Environmentalists Take Issue With Interior Department's List of Achievements

By Juliet Eilperin
Washington Post Staff Writer
Thursday, January 1, 2009

As President Bush's tenure comes to a close, independent experts and administration insiders are delivering their assessments of his government's performance over the past eight years. Interior Secretary Dirk Kempthorne has posted his own verdict on his department's Web site, and the upshot is that he did great.

Under the heading "Bush Administration Accomplishments at the Department of the Interior," the agency lists 26 achievements it has made since 2001. Some of the policies and programs named have received bipartisan accolades, such as the National Park Centennial Initiative, which will add at least $1 billion to the park system's budget over the next decade, along with another $1 billion in federal matching money that must be paired with an equal amount in private donations.

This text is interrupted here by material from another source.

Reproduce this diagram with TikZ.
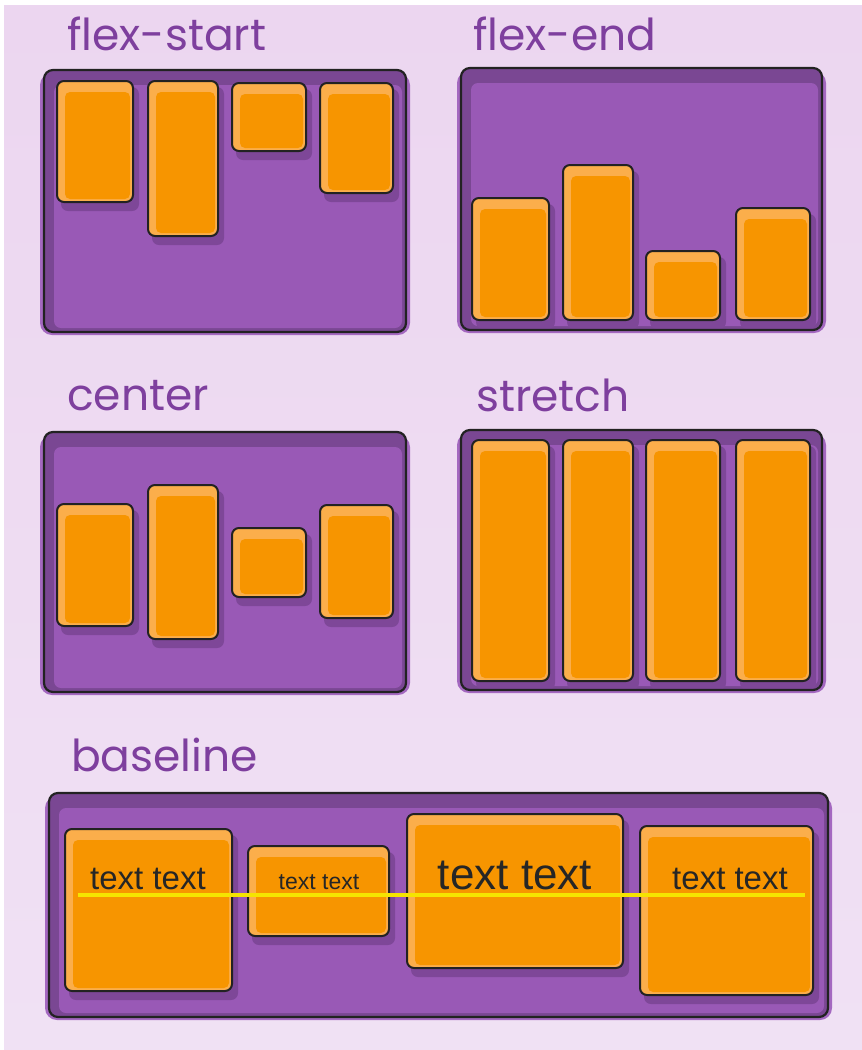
\documentclass[tikz,border=0pt]{standalone}
\usepackage{fontspec}
\newfontfamily\labelfont{Poppins}
\newfontfamily\itemfont{Liberation Sans}
\definecolor{bgc}{HTML}{ECD6F0}
\definecolor{bgc2}{HTML}{F0E1F4}
\definecolor{cpurple}{HTML}{9959B6}
\definecolor{cdark}{HTML}{7A4793}
\definecolor{chalo}{HTML}{A468C0}
\definecolor{corange}{HTML}{F79500}
\definecolor{chi}{HTML}{FBAE4B}
\definecolor{cshadow}{HTML}{7E4798}
\definecolor{clabel}{HTML}{7E3F9E}
\definecolor{coutline}{HTML}{222222}
\definecolor{cyellow}{HTML}{F5E400}
\tikzset{
  outline/.style={draw=coutline, line width=2.2pt},
  lbl/.style={font=\labelfont\fontsize{44}{50}\selectfont, text=clabel, anchor=base west, inner sep=0pt},
  itemtxt/.style={text=black!85, anchor=base, inner sep=0pt},
}
% container background
\newcommand\flexbase[4]{%
  \fill[chalo, rounded corners=12pt] (#1-4,#2+3) rectangle (#3+4,#4+3);
  \fill[cdark, rounded corners=9pt] (#1,#2) rectangle (#3,#4);
  \fill[cpurple, rounded corners=7pt] (#1+10,#2+15) rectangle (#3-4,#4-4);
}
% container clip and border
\newcommand\flexclip[4]{\clip[rounded corners=9pt] (#1,#2) rectangle (#3,#4);}
\newcommand\flexborder[4]{\draw[outline, rounded corners=9pt] (#1,#2) rectangle (#3,#4);}
% item
\newcommand\flexitem[4]{%
  \fill[cshadow, rounded corners=7pt] (#1+4,#2+6) rectangle (#3+6,#4+9);
  \fill[chi, rounded corners=7pt] (#1,#2) rectangle (#3,#4);
  \fill[corange, rounded corners=5pt] (#1+8,#2+11) rectangle (#3-3,#4-3);
  \draw[coutline, line width=2pt, rounded corners=7pt] (#1,#2) rectangle (#3,#4);
}
\begin{document}
\begin{tikzpicture}[x=1pt,y=-1pt]
\useasboundingbox (0,0) rectangle (862,1050);
\fill[white] (0,0) rectangle (862,1050);
\shade[top color=bgc, bottom color=bgc2] (4,5) rectangle (862,1050);

% labels
\node[lbl] (l1) at (67,50) {flex-start};
\node[lbl] (l2) at (473,50) {flex-end};
\node[lbl] (l3) at (67,410) {center};
\node[lbl] (l4) at (476,411) {stretch};
\node[lbl] (l5) at (71,771) {baseline};

% flex-start
\flexbase{44}{70}{406}{332}
\begin{scope}
\flexclip{44}{70}{406}{332}
\flexitem{57}{81}{133}{202}
\flexitem{148}{81}{218}{236}
\flexitem{232}{83}{306}{151}
\flexitem{320}{83}{393}{193}
\end{scope}
\flexborder{44}{70}{406}{332}

% flex-end
\flexbase{461}{68}{822}{330}
\begin{scope}
\flexclip{461}{68}{822}{330}
\flexitem{472}{198}{549}{320}
\flexitem{563}{165}{633}{320}
\flexitem{646}{251}{720}{320}
\flexitem{736}{208}{810}{320}
\end{scope}
\flexborder{461}{68}{822}{330}

% center
\flexbase{44}{432}{406}{692}
\begin{scope}
\flexclip{44}{432}{406}{692}
\flexitem{57}{504}{133}{626}
\flexitem{148}{485}{218}{639}
\flexitem{232}{528}{306}{597}
\flexitem{320}{505}{393}{618}
\end{scope}
\flexborder{44}{432}{406}{692}

% stretch
\flexbase{461}{430}{822}{690}
\begin{scope}
\flexclip{461}{430}{822}{690}
\flexitem{472}{440}{549}{681}
\flexitem{563}{440}{633}{681}
\flexitem{646}{440}{720}{681}
\flexitem{736}{440}{810}{681}
\end{scope}
\flexborder{461}{430}{822}{690}

% baseline
\flexbase{49}{793}{828}{1017}
\begin{scope}
\flexclip{49}{793}{828}{1017}
\flexitem{65}{829}{232}{991}
\flexitem{248}{846}{389}{936}
\flexitem{407}{814}{623}{968}
\flexitem{640}{826}{813}{995}
\end{scope}
\flexborder{49}{793}{828}{1017}

\coordinate (ys) at (78,895);
\coordinate (ye) at (805,895);
\draw[cyellow, line width=3.5pt] (ys) -- (ye);

\node[itemtxt, font=\itemfont\fontsize{33}{36}\selectfont] (t1) at (148,889) {text text};
\node[itemtxt, font=\itemfont\fontsize{23}{26}\selectfont] (t2) at (319,889) {text text};
\node[itemtxt, font=\itemfont\fontsize{44}{48}\selectfont] (t3) at (515,889) {text text};
\node[itemtxt, font=\itemfont\fontsize{33}{36}\selectfont] (t4) at (730,889) {text text};
\end{tikzpicture}
\end{document}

But Interior also lists some of its most controversial policies, including its decision to list the polar bear under the Endangered Species Act while circumscribing the move's broader implications.

The fact sheet states: "After months of careful study and the development of new, cutting edge scientific techniques to properly identify, track and predict the effect of declining sea ice on polar bear populations worldwide, the Department proposed and then listed the polar bear as a threatened species under the Endangered Species Act. The Department further developed a Polar Bear action plan to help protect the bear."

But Kempthorne has emphasized repeatedly that this decision cannot lead to federal limits on greenhouse gas emissions, even though such emissions are fueling the warming that is shrinking the sea ice on which polar bears depend for survival.

In a news conference with reporters last month, Kempthorne said it is impossible to prove that greenhouse gas emissions from sources such as coal-fired power plants in the continental United States threaten the polar bear's survival.

"We do not believe the science is there to make the causal link between activities in the Lower 48 to the take of a polar bear," he said.

David Moulton, who directs climate policy and conservation funding for the Wilderness Society, an advocacy group, wrote in an e-mail that Kempthorne should not praise the department for its actions when it has not taken sufficient measures.

"The bear is threatened because its habitat is melting as a result of global warming. The secretary apparently has studied why he CAN'T help fight global warming on behalf of the polar bear, but he hasn't any suggestions about how he CAN," Moulton wrote, using capital letters for emphasis. "His 'Polar Bear action plan to help protect the bear' is a furry flight of fancy. He threw the bear a lifeline that was too short, and is now patting himself on the back for trying."

The Interior Department did not respond to a request for comment on the list.

One of the accomplishments the list cites -- the creation of 15 national wildlife refuges -- did not sit well with Evan Hirsche, president of the National Wildlife Refuge Association. Hirsche noted that the refuge system has had to cut 300 jobs because of budget constraints, since the $434 million that refuges receive each year from the federal government falls at least $330 million short of what they need to operate.

"This has been eight years of lost opportunity in terms of acquiring sensitive habitat and creating new national wildlife refuges. The need has never been greater, yet land acquisition coffers have been starved and willing sellers turned away because of bureaucratic red tape," Hirsche said. "New refuges conserve wildlife, bolster property values and result in economic gains for communities. It's hard to understand why this administration has neglected such a winning proposition."

A few other achievements on Interior's list are likely to cheer environmentalists, such as the fact that since 2001 the department has issued more than 180 wind leases and 380 geothermal leases, which translates into more than 1,600 megawatts of renewable electricity capacity on public lands.

But this is likely to be outweighed by other items, such as the agency's authorization of six research, development and demonstration oil-shale projects. Several leading environmental groups -- along with President-elect Barack Obama's interior secretary designee, Ken Salazar, and the majority of Colorado's congressional delegation -- have decried the administration's push for commercial oil-shale development on the grounds that it could deplete scarce water resources and harm nearby habitat.

Of course, Salazar may have his own shot at publishing an Interior Department accomplishments list several years from now.